Posted in entrepreneurship by Steve Sammartino on April 2, 2010

When our genes could not store all the information necessary for our survival, we slowly invented brains. But then the time came, maybe tens of thousands of years ago, that we needed to know more than could be conveniently stored in brains. So we learned to stockpile enormous amounts of information outside our bodies. We are the only species as far as we know to have developed a communal memory, and the warehouse of that memory is called the library.

Something extraordinary has been happening on the planet earth. Rich information from distant lands and peoples , has become routinely available. Computers can now store and process enormous amounts of information extremely rapidly. In our time a revolution has begun. A revolution perhaps as significant as the evolution of DNA and nervous systems and the invention of writing. Direct communication among billions of human beings is now made possible by computers and satellites.  The potential for a global intelligence is emerging, linking all the brains on earth into a planetary consciousness.

The above words were spoken 29 years ago by Carl Sagan (in Cosmos 1980). Well before the personal computer revolution, the graphical user interface, before the internet had left military installations and Universities. Carl was a prophet, with great insight. He’s just described our world so poignantly, well before it arrived.

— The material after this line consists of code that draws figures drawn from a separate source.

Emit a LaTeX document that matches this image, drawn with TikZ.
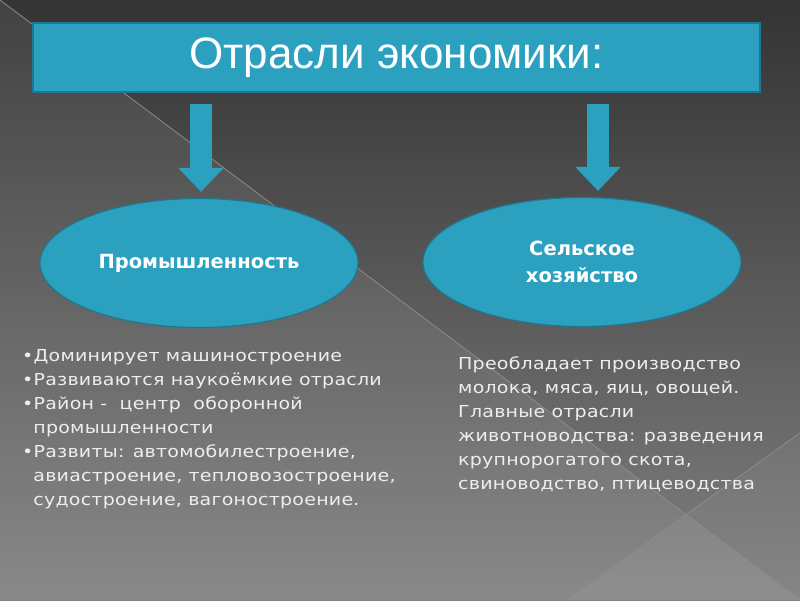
\documentclass[tikz,border=0pt]{standalone}
\usepackage{fontspec}
\setmainfont{Liberation Sans}
\newfontfamily\gothic[FakeStretch=1.15,LetterSpace=1.5]{DejaVu Sans}
\newfontfamily\ovalfont{DejaVu Sans}
\usetikzlibrary{arrows.meta,shapes.geometric}
\definecolor{tealbox}{RGB}{43,161,191}
\definecolor{tealedge}{RGB}{30,120,145}
\definecolor{bgtop}{RGB}{52,52,52}
\definecolor{bgbottom}{RGB}{128,128,128}
\definecolor{lighttext}{RGB}{238,238,238}
\definecolor{sheen}{RGB}{140,140,140}
\tikzset{
  titlebox/.style={draw=tealedge, fill=tealbox, line width=1.2pt, minimum width=727pt, minimum height=69pt, text=white, font=\fontsize{44}{50}\selectfont},
  branch/.style={ellipse, draw=tealedge, fill=tealbox, line width=1.2pt, minimum width=318pt, minimum height=129pt, text=white, align=center, font=\ovalfont\bfseries\fontsize{19.5}{27}\selectfont},
  notes/.style={anchor=north west, inner sep=0pt, align=left, text=lighttext, font=\gothic\fontsize{16.5}{24}\selectfont},
  bigarrow/.style={draw=tealbox, line width=22pt, -{Triangle[width=44pt,length=24pt]}}
}
\begin{document}
\begin{tikzpicture}[x=1pt,y=-1pt]
\useasboundingbox (0,0) rectangle (800,600);
\shade[top color=bgtop, bottom color=bgbottom] (0,0) rectangle (800,600);
\fill[white, opacity=0.07] (0,0) -- (800,600) -- (0,600) -- cycle;
\fill[white, opacity=0.05] (800,433) -- (800,600) -- (567,600) -- cycle;
\draw[sheen, line width=0.8pt] (0,0) -- (800,600);
\draw[sheen, line width=0.8pt] (800,433) -- (567,600);
%background

\node[titlebox] (title) at (396.5,57.5) {Отрасли экономики:};
\node[branch] (ind) at (199,263) {Промышленность};
\node[branch] (agr) at (582,262) {Сельское\\хозяйство};
%branches

\draw[bigarrow] ([xshift=2pt,yshift=-11pt]title.south -| ind.north) -- ([xshift=2pt,yshift=6pt]ind.north);
\draw[bigarrow] ([xshift=16pt,yshift=-11pt]title.south -| agr.north) -- ([xshift=16pt,yshift=6pt]agr.north);
%arrows

\node[notes] (indnotes) at (22,349) {•Доминирует машиностроение\\•Развиваются наукоёмкие отрасли\\•Район -\ \ центр\ \ оборонной\\\phantom{•}промышленности\\•Развиты: автомобилестроение,\\\phantom{•}авиастроение, тепловозостроение,\\\phantom{•}судостроение, вагоностроение.};
\node[notes] (agrnotes) at (458,356) {Преобладает производство\\молока, мяса, яиц, овощей.\\Главные отрасли\\животноводства: разведения\\крупнорогатого скота,\\свиноводство, птицеводства};
%texts
\end{tikzpicture}
\end{document}
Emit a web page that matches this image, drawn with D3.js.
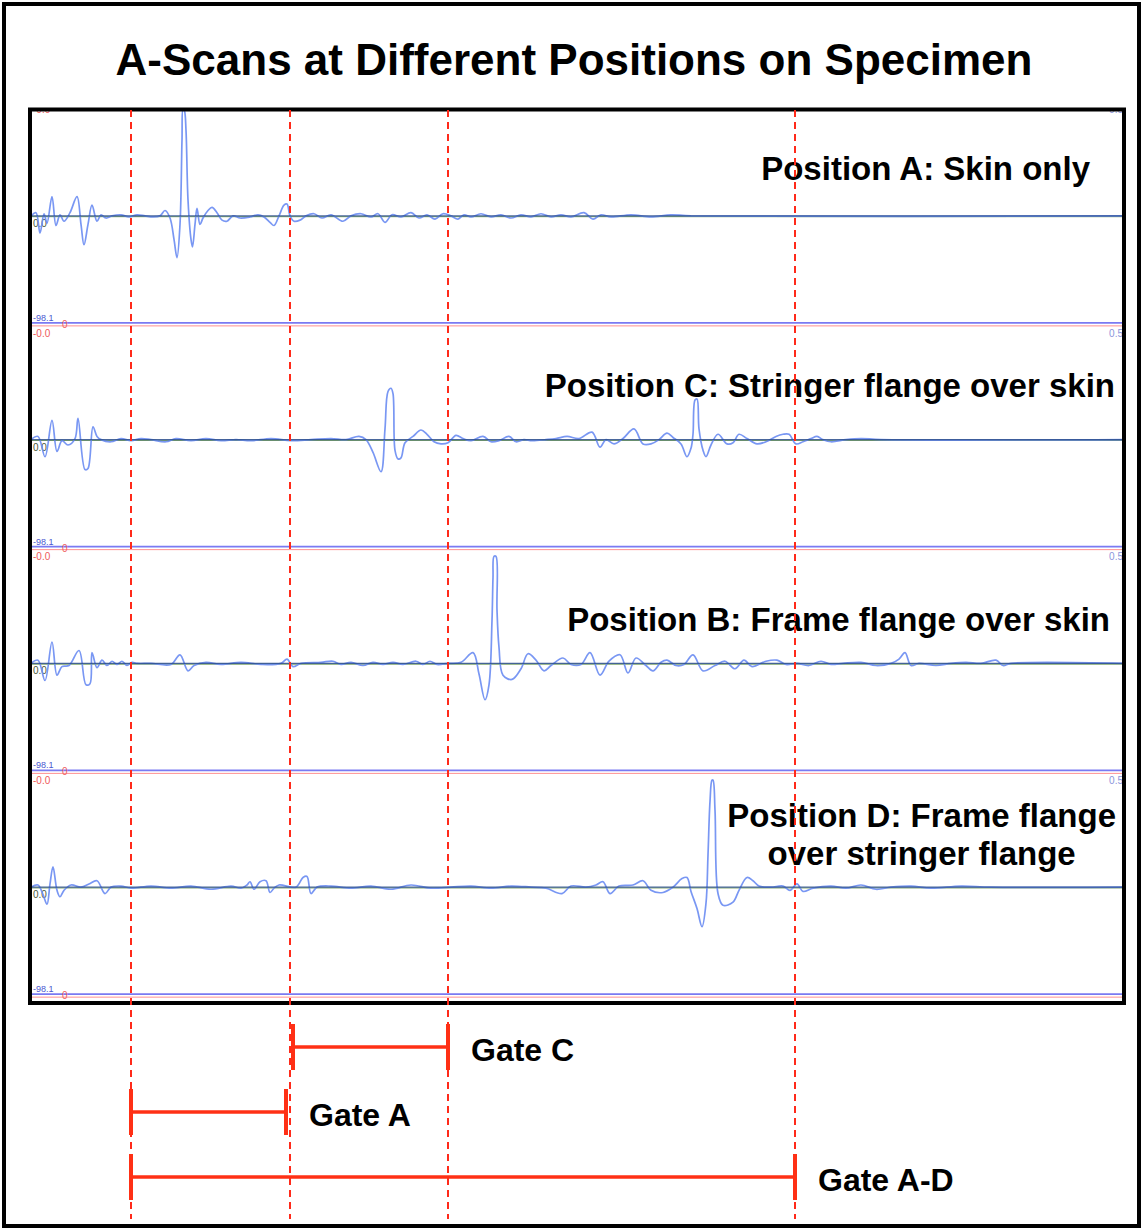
<!DOCTYPE html>
<html>
<head>
<meta charset="utf-8">
<script src="https://cdn.jsdelivr.net/npm/d3@7"></script>
<style>
body { margin: 0; background: #fff; }
text { font-family: "Liberation Sans", Arial, Helvetica, sans-serif; }
</style>
</head>
<body>
<div id="chart"></div>
<script>

// ---------------- data ----------------
var chartTitle = "A-Scans at Different Positions on Specimen";

// panels top to bottom
var positions = ["A", "C", "B", "D"];
var positionLabels = [
  ["Position A: Skin only"],
  ["Position C: Stringer flange over skin"],
  ["Position B: Frame flange over skin"],
  ["Position D: Frame flange", "over stringer flange"]
];

// A-scan samples: [time, amplitude %]
var traceA = [[0,0],[5,3],[9,-16],[13,2],[16,-7],[21,18],[25,-9],[29,1],[33,-5],[39,3],[46,18],[50,-8],[53,-27],[57,-8],[61,10],[66,-5],[70,1],[75,-2],[81,0],[90,1],[98,-1],[106,1],[114,0],[122,-1],[129,0],[134,5],[139,-2],[143,-22],[146,-39],[149,-8],[151,71],[152,100],[153.5,98],[155,80],[157,15],[160,-22],[161.5,-29],[164,-8],[166,7],[169,-8],[172,-2],[177,5],[181,8],[186,3],[191,-4],[196,-5],[202,0],[209,-2],[219,-1],[227,1],[233,-1],[239,-6],[243,-9],[248,0],[253,10],[256,11],[259,0],[263,-5],[269,-4],[275,0],[283,2],[291,-2],[300,1],[312,-5],[320,0],[330,2],[340,-1],[347,2],[354,-6],[361,1],[370,-1],[380,3],[388,-2],[396,1],[404,-3],[412,2],[420,0],[427,-3],[433,1],[440,-1],[450,2],[460,-1],[470,1],[480,-2],[490,1],[500,-1],[510,2],[520,-1],[530,1],[540,-1],[553,3],[562,-3],[570,1],[580,-1],[600,1],[620,-1],[640,1],[660,0],[1093,0]];

var traceC = [[0,0],[7,3],[14,-16],[21,18],[26,-11],[31,-1],[37,-5],[44,1],[47,20],[54,-28],[57,-27],[62,12],[66,3],[70,0],[80,-2],[90,1],[100,-1],[110,1],[120,0],[135,-2],[145,1],[160,-1],[175,1],[190,-1],[205,0],[220,-1],[240,1],[260,-1],[280,0],[300,1],[315,0],[328,3],[335,0],[342,-12],[350,-30],[354,10],[357,45],[360,48],[362,43],[364,-10],[367,-18],[370,-17],[374,-3],[382,3],[390,9],[396,5],[403,-2],[410,-4],[417,-3],[425,4],[432,1],[440,-1],[452,3],[460,-2],[468,-1],[478,3],[485,-2],[493,0],[501,-1],[515,0],[525,1],[536,3],[548,1],[561,7],[569,-7],[575,0],[583,-4],[592,1],[603,10],[612,-4],[620,-4],[628,0],[636,6],[642,2],[650,-4],[656,-16],[660,-8],[662,5],[664,37],[666,38],[668,10],[672,-10],[675,-16],[680,-5],[687,5],[696,-4],[702,-3],[708,5],[716,1],[726,-4],[735,-2],[745,3],[752,5],[758,5],[765,-4],[772,-2],[780,1],[786,3],[792,0],[800,-2],[815,0],[830,1],[850,0],[1093,0]];

var traceB = [[0,0],[7,3],[14,-16],[21,20],[26,-11],[31,-3],[38,-2],[48,12],[55,-20],[59,-19],[61,10],[66,-4],[71,3],[76,-2],[81,2],[86,-1],[91,2],[96,-2],[101,1],[106,0],[120,0],[140,-1],[149,8],[157,-7],[163,-2],[175,1],[190,-1],[210,1],[230,-1],[250,0],[256,4],[262,-3],[270,0],[290,1],[302,2],[310,-1],[320,1],[332,-2],[342,1],[352,-1],[362,1],[372,-1],[385,2],[392,-1],[399,2],[406,-1],[417,0],[430,1],[442,10],[448,-10],[454,-34],[458,-20],[461,40],[462,80],[463,100],[465,100],[466,50],[468,15],[472,-11],[481,-15],[490,-5],[497,9],[505,3],[513,-7],[520,-2],[532,5],[540,-1],[550,-1],[559,10],[569,-11],[578,2],[589,8],[597,-9],[605,5],[615,-2],[622,-7],[630,1],[636,3],[645,-2],[653,-1],[662,8],[672,-7],[684,-2],[694,2],[704,-5],[713,3],[721,-3],[735,2],[746,3],[755,-1],[766,0],[778,-2],[790,2],[800,-1],[812,0],[830,1],[845,-2],[860,0],[868,4],[874,10],[880,-2],[888,0],[905,-2],[920,0],[935,1],[950,0],[965,3],[972,-2],[980,0],[1093,0]];

var traceD = [[0,0],[7,2],[12,-7],[16,-16],[19,3],[22,19],[26,-3],[29,-9],[33,-3],[40,2],[50,0],[58,3],[66,6],[74,-6],[80,0],[90,1],[100,-1],[120,1],[140,-1],[160,1],[180,-2],[200,1],[210,-1],[216,2],[219,5],[223,-2],[229,5],[235,6],[239,-5],[243,-1],[248,2],[265,0],[272,9],[276,10],[280,-6],[286,0],[300,1],[320,-1],[340,1],[360,-2],[380,2],[400,-1],[420,0],[440,1],[460,-1],[480,1],[500,0],[515,-1],[531,-6],[540,1],[555,0],[565,2],[572,5],[579,-6],[588,1],[602,2],[612,6],[620,-3],[632,-5],[642,0],[651,8],[656,9],[660,-4],[666,-20],[671,-37],[675,-15],[677,30],[679,80],[681,100],[682,100],[684,72],[687,-6],[692,-17],[702,-14],[708,-3],[716,9],[722,6],[728,1],[740,0],[752,1],[759,-3],[766,3],[772,-4],[782,-1],[800,1],[815,-1],[830,2],[845,-2],[860,0],[880,1],[900,-1],[930,1],[960,0],[1093,0]];

var traces = [traceA, traceC, traceB, traceD];

// gate boundaries (time) and gates
var gateLines = [100, 259, 417, 764];
var gateNames = ["Gate C", "Gate A", "Gate A-D"];
var gateStart = [262, 100, 100];
var gateEnd = [417, 255, 764];

// ---------------- layout ----------------
var W = 1143, H = 1230;
var labelX = [1090, 1115, 1110, 1116];     // right end of position labels
var labelDy = [-36, -43, -32, -60];        // baseline of first line vs. zero line

var svg = d3.select("#chart").append("svg")
  .attr("width", W)
  .attr("height", H);

var x = d3.scaleLinear().domain([0, 1093]).range([31, 1124]);
var panelY = d3.scaleBand().domain(positions).range([104, 999]);
var amp = d3.scaleLinear().domain([-100, 100]).range([107, -107]);
var gateY = d3.scalePoint().domain(gateNames).range([1047, 1177]);

//outer frame
svg.append("rect")
  .attr("x", 4).attr("y", 4)
  .attr("width", W - 8).attr("height", H - 8)
  .attr("fill", "#fff")
  .attr("stroke", "#000")
  .attr("stroke-width", 4);

//title
svg.append("text")
  .attr("x", 574)
  .attr("y", 75)
  .attr("text-anchor", "middle")
  .style("font-size", "44px")
  .style("font-weight", "bold")
  .text(chartTitle);

svg.append("clipPath").attr("id", "plotclip")
  .append("rect")
  .attr("x", 31).attr("y", 109)
  .attr("width", 1094).attr("height", 893);

var plot = svg.append("g").attr("clip-path", "url(#plotclip)");

var line = d3.line()
  .x(function(d) { return x(d[0]); })
  .y(function(d) { return amp(d[1]); })
  .curve(d3.curveCatmullRom.alpha(0.5));

//one group per panel, origin on the zero line
positions.forEach(function(p, i) {
  var cy = panelY(p) + panelY.bandwidth() / 2;
  var g = plot.append("g").attr("transform", "translate(0," + cy + ")");

  //bottom frame lines
  g.append("line")
    .attr("x1", x(0)).attr("x2", x(1093))
    .attr("y1", amp(-100) + 3).attr("y2", amp(-100) + 3)
    .attr("stroke", "#ff9090").attr("stroke-width", 1);
  g.append("line")
    .attr("x1", x(0)).attr("x2", x(1093))
    .attr("y1", amp(-100)).attr("y2", amp(-100))
    .attr("stroke", "#7a7af2").attr("stroke-width", 1.6);

  //zero line (green under, trace, then navy on top)
  g.append("line")
    .attr("x1", x(0)).attr("x2", x(1093))
    .attr("y1", amp(0) + 0.8).attr("y2", amp(0) + 0.8)
    .attr("stroke", "#6f9a5a").attr("stroke-width", 1);

  //small instrument labels
  g.append("text").attr("x", 33).attr("y", amp(100) + 4)
    .attr("fill", "#f05a5a").style("font-size", "10px").text("-0.0");
  g.append("text").attr("x", 1123).attr("y", amp(100) + 4)
    .attr("text-anchor", "end")
    .attr("fill", "#8c96dc").style("font-size", "10px").text("0.5");
  g.append("text").attr("x", 33).attr("y", 11)
    .attr("fill", "#4d5a3a").style("font-size", "10px").text("0.0");
  g.append("text").attr("x", 33).attr("y", amp(-100) - 2)
    .attr("fill", "#4a58d0").style("font-size", "9px").text("-98.1");
  g.append("text").attr("x", 62).attr("y", amp(-100) + 5)
    .attr("fill", "#f06060").style("font-size", "10px").text("0");

  //the A-scan
  g.append("path")
    .datum(traces[i])
    .attr("fill", "none")
    .attr("stroke", "#6a8cf2")
    .attr("stroke-opacity", 0.9)
    .attr("stroke-width", 1.7)
    .attr("stroke-linejoin", "round")
    .attr("d", line);

  g.append("line")
    .attr("x1", x(0)).attr("x2", x(1093))
    .attr("y1", amp(0)).attr("y2", amp(0))
    .attr("stroke", "#2c4d8c").attr("stroke-width", 1.2)
    .attr("stroke-opacity", 0.85);

  //position label
  var lab = svg.append("text")
    .attr("text-anchor", "middle")
    .style("font-size", "33px")
    .style("font-weight", "bold")
    .attr("fill", "#000");
  var lines = positionLabels[i];
  var tmp = svg.append("text").style("font-size", "33px").style("font-weight", "bold").text(lines[0]);
  var w0 = tmp.node().getComputedTextLength();
  tmp.remove();
  var cx = labelX[i] - w0 / 2;
  lines.forEach(function(s, k) {
    lab.append("tspan")
      .attr("x", cx)
      .attr("y", cy + labelDy[i] + k * 38)
      .text(s);
  });
});

//right edge of the scope display
svg.append("line")
  .attr("x1", x(1093)).attr("x2", x(1093))
  .attr("y1", 109).attr("y2", 1002)
  .attr("stroke", "#7a7af2").attr("stroke-width", 1.5);

//inner frame
svg.append("rect")
  .attr("x", 30).attr("y", 109.5)
  .attr("width", 1094).attr("height", 893.5)
  .attr("fill", "none")
  .attr("stroke", "#000")
  .attr("stroke-width", 4);

//dashed gate boundaries
svg.selectAll(".gateline")
  .data(gateLines)
  .enter()
  .append("line")
  .attr("class", "gateline")
  .attr("x1", function(d) { return x(d); })
  .attr("x2", function(d) { return x(d); })
  .attr("y1", 110)
  .attr("y2", 1219)
  .attr("stroke", "#ff2a1a")
  .attr("stroke-width", 2)
  .attr("stroke-dasharray", "7,5");

//gate brackets
gateNames.forEach(function(name, i) {
  var gy = gateY(name);
  var x0 = x(gateStart[i]), x1 = x(gateEnd[i]);
  var gg = svg.append("g");
  gg.append("line")
    .attr("x1", x0).attr("x2", x1)
    .attr("y1", gy).attr("y2", gy)
    .attr("stroke", "#ff3015").attr("stroke-width", 3.5);
  [x0, x1].forEach(function(px) {
    gg.append("line")
      .attr("x1", px).attr("x2", px)
      .attr("y1", gy - 23).attr("y2", gy + 23)
      .attr("stroke", "#ff3015").attr("stroke-width", 4);
  });
  gg.append("text")
    .attr("x", x1 + 23)
    .attr("y", gy + 14)
    .style("font-size", "32px")
    .style("font-weight", "bold")
    .text(name);
});

</script>
</body>
</html>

It makes me excited to be able to share my thoughts so easily, like Carl said we would all this time ago. It makes me want to ensure my digital contribution is positive and leaves a valuable legacy. It makes me want to make sure we all know how important this gift of omnipresent communication is, at a time when our species needs to collaborate so strongly for our survival.

Now that we can so quickly enter the minds of others, we should all make sure our contributions are positive, that we add something of value to this collective consciousness.